Reproduce exactly the lines below, from the first one through the line containing "from matplotlib.patches import Rectangle", and omit any pictures.

+===+

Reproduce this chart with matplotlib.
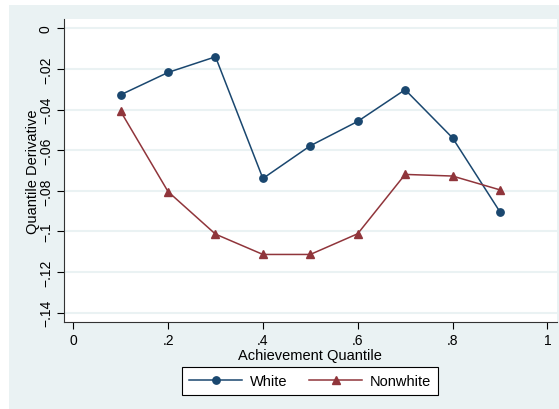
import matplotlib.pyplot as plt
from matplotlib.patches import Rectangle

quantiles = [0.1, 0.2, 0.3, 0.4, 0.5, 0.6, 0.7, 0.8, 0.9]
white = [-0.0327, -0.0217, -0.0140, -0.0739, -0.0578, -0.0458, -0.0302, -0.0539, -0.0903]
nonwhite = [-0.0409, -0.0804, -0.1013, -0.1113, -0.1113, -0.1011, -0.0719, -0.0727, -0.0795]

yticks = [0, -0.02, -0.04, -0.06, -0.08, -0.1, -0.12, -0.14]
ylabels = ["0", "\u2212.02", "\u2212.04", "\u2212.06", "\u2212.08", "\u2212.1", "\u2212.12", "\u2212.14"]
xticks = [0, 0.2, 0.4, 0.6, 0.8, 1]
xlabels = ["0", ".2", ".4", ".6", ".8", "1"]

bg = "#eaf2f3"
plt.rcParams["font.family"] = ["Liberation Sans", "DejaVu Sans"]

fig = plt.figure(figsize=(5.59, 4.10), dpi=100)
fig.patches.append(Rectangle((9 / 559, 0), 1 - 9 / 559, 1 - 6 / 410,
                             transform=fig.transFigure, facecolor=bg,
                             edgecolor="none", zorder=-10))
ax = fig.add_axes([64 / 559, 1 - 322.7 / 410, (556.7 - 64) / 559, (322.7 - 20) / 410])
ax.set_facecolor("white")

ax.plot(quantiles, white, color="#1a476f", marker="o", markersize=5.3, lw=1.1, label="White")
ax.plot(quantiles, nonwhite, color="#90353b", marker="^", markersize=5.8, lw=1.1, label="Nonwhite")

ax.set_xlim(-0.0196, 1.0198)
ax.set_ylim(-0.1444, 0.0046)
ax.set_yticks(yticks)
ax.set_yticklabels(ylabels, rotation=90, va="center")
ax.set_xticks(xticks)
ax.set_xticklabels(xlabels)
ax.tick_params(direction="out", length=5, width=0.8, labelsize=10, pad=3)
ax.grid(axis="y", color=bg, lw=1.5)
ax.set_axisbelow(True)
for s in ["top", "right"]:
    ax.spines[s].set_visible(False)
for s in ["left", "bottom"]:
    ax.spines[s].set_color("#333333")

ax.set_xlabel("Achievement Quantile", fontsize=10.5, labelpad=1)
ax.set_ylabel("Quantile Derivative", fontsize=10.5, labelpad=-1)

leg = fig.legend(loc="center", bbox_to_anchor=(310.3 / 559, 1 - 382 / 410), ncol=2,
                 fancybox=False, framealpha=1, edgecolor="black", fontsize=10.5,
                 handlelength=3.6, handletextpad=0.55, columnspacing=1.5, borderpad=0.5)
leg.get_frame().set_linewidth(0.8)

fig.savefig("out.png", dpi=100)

+===+

* RESPONSE:
Reproduce this chart with matplotlib.
import matplotlib.pyplot as plt
from matplotlib.patches import Rectangle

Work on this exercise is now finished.